Related to Access to Memory (AtoM) - Bug #8993: CSV export: --public option does not exclude physical sto... Verified 09/23/2015
Related to Access to Memory (AtoM) - Bug #9560: Add ability to export EAD, with children, when single slu... Verified 03/14/2016

History

#1 Updated by Dan Gillean over 5 years ago

  • Related to Bug #8993: CSV export: --public option does not exclude physical storage information, even if hidden via visible elements added

#2 Updated by Dan Gillean about 5 years ago

  • Duplicated by Bug #9560: Add ability to export EAD, with children, when single slug specified in CLI export task added

#3 Updated by Dan Gillean about 5 years ago

  • Assignee changed from Mike Gale to Mike Cantelon
  • Target version set to Release 2.3.0
  • Requires documentation set to Yes

This has been raised recently in #9560 - which I have now marked as a duplicate, as this ticket has more details. Marking documentation needed so I can check out the current status of the documentation and make updates as needed.

#4 Updated by Mike Cantelon about 5 years ago

  • Status changed from New to Code Review
  • Assignee changed from Mike Cantelon to Mike Gale

PR with fix is here for code review: https://github.com/artefactual/atom/pull/288

#5 Updated by Mike Cantelon about 5 years ago

  • Status changed from Code Review to QA/Review
  • Assignee changed from Mike Gale to Dan Gillean

I've merged the PR into qa/2.3.x.

#6 Updated by Dan Gillean about 5 years ago

  • Duplicated by deleted (Bug #9560: Add ability to export EAD, with children, when single slug specified in CLI export task)

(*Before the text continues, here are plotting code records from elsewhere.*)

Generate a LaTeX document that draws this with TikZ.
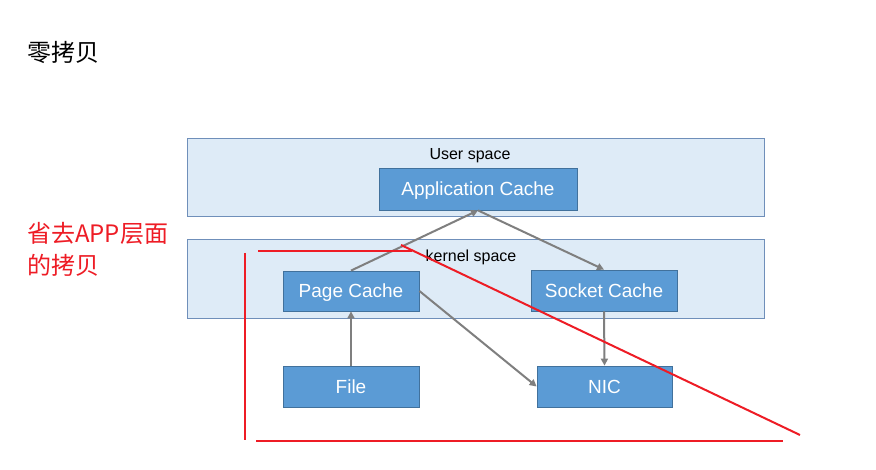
\documentclass[tikz,border=0pt]{standalone}
\usepackage{fontspec}
\setmainfont{Liberation Sans}
\newfontfamily\cjk{Noto Sans CJK SC}
\usetikzlibrary{arrows.meta}
\definecolor{layerfill}{HTML}{DEEBF7}
\definecolor{layerline}{HTML}{6F8FBA}
\definecolor{boxfill}{HTML}{5B9BD5}
\definecolor{boxline}{HTML}{41719C}
\definecolor{flowgray}{HTML}{7F7F7F}
\definecolor{markred}{HTML}{EE1C25}
\begin{document}
\begin{tikzpicture}[x=1pt,y=-1pt,
  layer/.style={draw=layerline, fill=layerfill, line width=1pt, minimum width=577pt, inner sep=0pt},
  cachebox/.style={draw=boxline, fill=boxfill, text=white, line width=0.8pt, inner sep=0pt,
    font=\fontsize{19}{22}\selectfont, text height=13.6pt, text depth=0pt},
  layerlabel/.style={font=\fontsize{16}{18}\selectfont, inner sep=0pt, text height=11.5pt, text depth=0pt},
  flowarrow/.style={draw=flowgray, line width=2pt, -{Triangle[length=7pt,width=7pt]}},
  markline/.style={draw=markred, line width=2pt}]

\useasboundingbox (0,0) rectangle (876,470);
\fill[white] (0,0) rectangle (876,470);

% title and side note
\node[font=\cjk\fontsize{24}{28}\selectfont, anchor=west, inner sep=0pt] (title) at (27,52) {零拷贝};
\node[font=\cjk\fontsize{24}{32}\selectfont, text=markred, anchor=north west, align=left, inner sep=0pt]
  (note) at (27,222) {省去APP层面\\的拷贝};

% layers
\node[layer, minimum height=78pt] (user) at (475.5,178) {};
\node[layer, minimum height=79pt] (kernel) at (475.5,279.5) {};
\node[layerlabel] (userlbl) at (470,154) {User space};
\node[layerlabel] (kernellbl) at (471,256) {kernel space};

% buffers
\node[cachebox, minimum width=198pt, minimum height=42pt] (app) at (478,189) {Application Cache};
\node[cachebox, minimum width=136pt, minimum height=40pt] (page) at (351,291) {Page Cache};
\node[cachebox, minimum width=146pt, minimum height=41pt] (socket) at (604,290.5) {Socket Cache};
\node[cachebox, minimum width=136pt, minimum height=41pt] (file) at (351,386.5) {File};
\node[cachebox, minimum width=135pt, minimum height=41pt] (nic) at (604.5,386.5) {NIC};

% data flow
\draw[flowarrow] (page.north) -- (app.south);
\draw[flowarrow] (app.south) -- (socket.north);
\draw[flowarrow] (file.north) -- (page.south);
\draw[flowarrow] (page.east) -- (nic.west);
\draw[flowarrow] (socket.south) -- (nic.north);

% hand-drawn red marks
\coordinate (va) at (245,253);
\coordinate (vb) at (245,440);
\coordinate (ta) at (258,251);
\coordinate (tb) at (412,251);
\coordinate (da) at (401,245);
\coordinate (db) at (800,435);
\coordinate (ba) at (256,441);
\coordinate (bb) at (783,441);
\draw[markline] (va) -- (vb);
\draw[markline] (ta) -- (tb);
\draw[markline] (da) -- (db);
\draw[markline] (ba) -- (bb);
\end{tikzpicture}
\end{document}
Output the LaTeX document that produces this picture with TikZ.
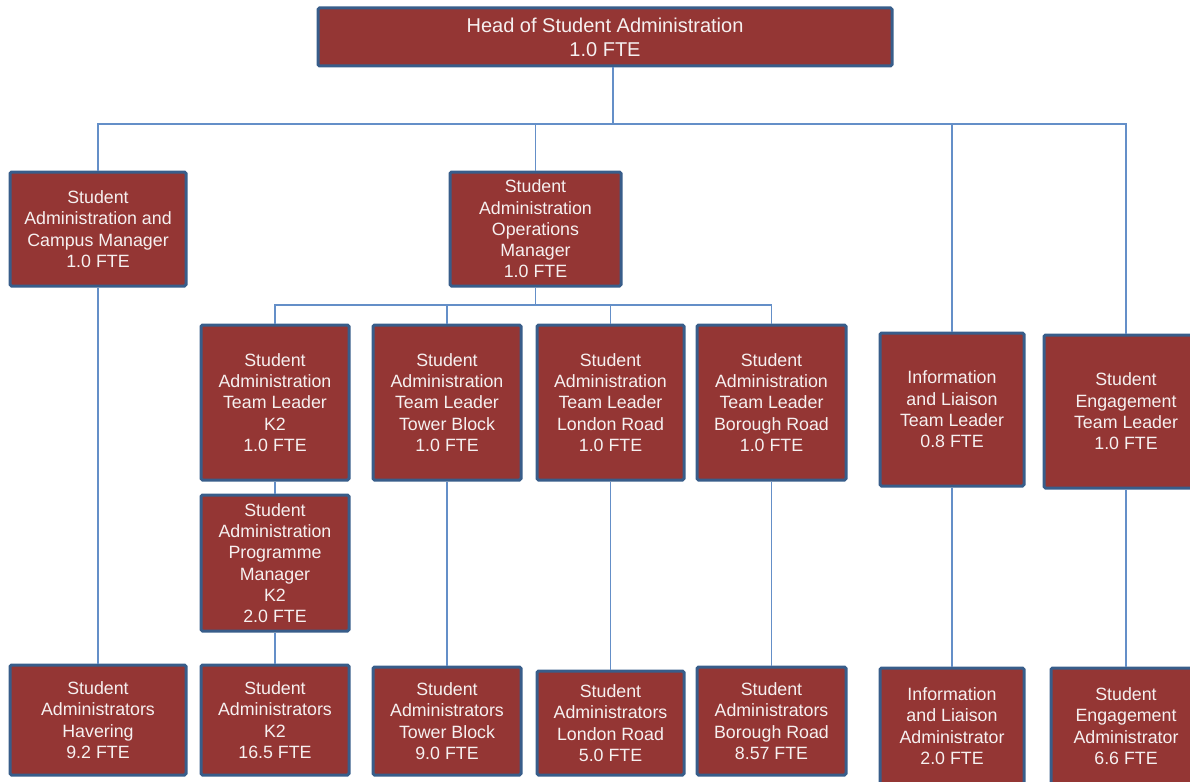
\documentclass[tikz,border=0pt]{standalone}
\usepackage{fontspec}
\setmainfont{Liberation Sans}
\definecolor{boxfill}{RGB}{148,54,52}
\definecolor{boxedge}{RGB}{56,93,138}
\definecolor{linkblue}{RGB}{100,143,200}
\definecolor{boxtext}{RGB}{246,240,240}
\begin{document}
\begin{tikzpicture}[x=1pt,y=-1pt,
  post/.style={draw=boxedge, line width=3pt, fill=boxfill, rounded corners=1.5pt,
    text=boxtext, align=center, inner sep=0pt,
    font=\fontsize{17.8pt}{21.3pt}\selectfont},
  headpost/.style={post, font=\fontsize{20pt}{24pt}\selectfont},
  link/.style={draw=linkblue, line width=1.4pt}]
\useasboundingbox (0,0) rectangle (1190,781);
\clip (0,0) rectangle (1190,781);

% top of the structure
\node[headpost, minimum width=574pt, minimum height=58pt] (head) at (605,37)
  {Head of Student Administration\\1.0 FTE};

% second tier
\node[post, minimum width=176pt, minimum height=114pt] (campus) at (98,229)
  {Student\\Administration and\\Campus Manager\\1.0 FTE};
\node[post, minimum width=171pt, minimum height=114pt] (ops) at (535.5,229)
  {Student\\Administration\\Operations\\Manager\\1.0 FTE};
\node[post, minimum width=144pt, minimum height=153pt] (infotl) at (952,409.5)
  {Information\\and Liaison\\Team Leader\\0.8 FTE};
\node[post, minimum width=164pt, minimum height=153pt] (engtl) at (1126,411.5)
  {Student\\Engagement\\Team Leader\\1.0 FTE};

% team leaders under operations
\node[post, minimum width=148pt, minimum height=155pt] (tlk2) at (275,402.5)
  {Student\\Administration\\Team Leader\\K2\\1.0 FTE};
\node[post, minimum width=148pt, minimum height=155pt] (tltb) at (447,402.5)
  {Student\\Administration\\Team Leader\\Tower Block\\1.0 FTE};
\node[post, minimum width=147pt, minimum height=155pt] (tllr) at (610.5,402.5)
  {Student\\Administration\\Team Leader\\London Road\\1.0 FTE};
\node[post, minimum width=149pt, minimum height=155pt] (tlbr) at (771.5,402.5)
  {Student\\Administration\\Team Leader\\Borough Road\\1.0 FTE};

\node[post, minimum width=148pt, minimum height=136pt] (progk2) at (275,563)
  {Student\\Administration\\Programme\\Manager\\K2\\2.0 FTE};

% administrator teams
\node[post, minimum width=176pt, minimum height=110pt] (sahav) at (98,720)
  {Student\\Administrators\\Havering\\9.2 FTE};
\node[post, minimum width=148pt, minimum height=110pt] (sak2) at (275,720)
  {Student\\Administrators\\K2\\16.5 FTE};
\node[post, minimum width=148pt, minimum height=108pt] (satb) at (447,721)
  {Student\\Administrators\\Tower Block\\9.0 FTE};
\node[post, minimum width=147pt, minimum height=104pt] (salr) at (610.5,723)
  {Student\\Administrators\\London Road\\5.0 FTE};
\node[post, minimum width=149pt, minimum height=108pt] (sabr) at (771.5,721)
  {Student\\Administrators\\Borough Road\\8.57 FTE};
\node[post, minimum width=144pt, minimum height=116pt] (infoadm) at (952,726)
  {Information\\and Liaison\\Administrator\\2.0 FTE};
\node[post, minimum width=150pt, minimum height=116pt] (engadm) at (1126,726)
  {Student\\Engagement\\Administrator\\6.6 FTE};

% reporting lines
\coordinate (hb) at (613,124);
\coordinate (ob) at (535,305);
\draw[link] (head.south -| hb) -- (hb);
\draw[link] (campus.north) -- (campus.north |- hb) -- (engtl.north |- hb) -- (engtl.north);
\draw[link] (ops.north) -- (ops.north |- hb);
\draw[link] (infotl.north) -- (infotl.north |- hb);

\draw[link] (ops.south) -- (ops.south |- ob);
\draw[link] (tlk2.north) -- (tlk2.north |- ob) -- (tlbr.north |- ob) -- (tlbr.north);
\draw[link] (tltb.north) -- (tltb.north |- ob);
\draw[link] (tllr.north) -- (tllr.north |- ob);

\draw[link] (campus.south) -- (sahav.north);
\draw[link] (tlk2.south) -- (progk2.north);
\draw[link] (progk2.south) -- (sak2.north);
\draw[link] (tltb.south) -- (satb.north);
\draw[link] (tllr.south) -- (salr.north);
\draw[link] (tlbr.south) -- (sabr.north);
\draw[link] (infotl.south) -- (infoadm.north);
\draw[link] (engtl.south) -- (engadm.north);
\end{tikzpicture}
\end{document}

#7 Updated by Dan Gillean about 5 years ago

  • Related to Bug #9560: Add ability to export EAD, with children, when single slug specified in CLI export task added

#8 Updated by Dan Gillean about 5 years ago

  • Status changed from QA/Review to Feedback
  • Assignee changed from Dan Gillean to Mike Cantelon

So I have reopened #8992 cuz i realize now the difference was EAD XML vs CSV exports. However, Mike G has reported that the fix added here does NOT work for EAD. I have not yet tested it for CSV.

#9 Updated by Mike Cantelon about 5 years ago

  • Assignee changed from Mike Cantelon to Mike Gale

How is it failing?

It work for me using:

./symfony export:bulk --format="ead" --single-slug="some-subfonds" EAD/ead.xml

#10 Updated by Mike Gale about 5 years ago

  • Assignee changed from Mike Gale to Mike Cantelon

Sorry, to clarify, it seems broken when using the --criteria option to select lower level descriptions to export.

I think the problem is the code here https://github.com/artefactual/atom/blob/qa/2.3.x/lib/task/export/exportBulkBaseTask.class.php#L173
Which seems to be saying "if we're exporting ead, ensure the parent_id=1" which of course will filter out any non-top level descriptions from the query.

#11 Updated by Mike Gale about 5 years ago

I was using something like --criteria=" i.id=(SELECT object_id FROM slug WHERE slug='test-series')"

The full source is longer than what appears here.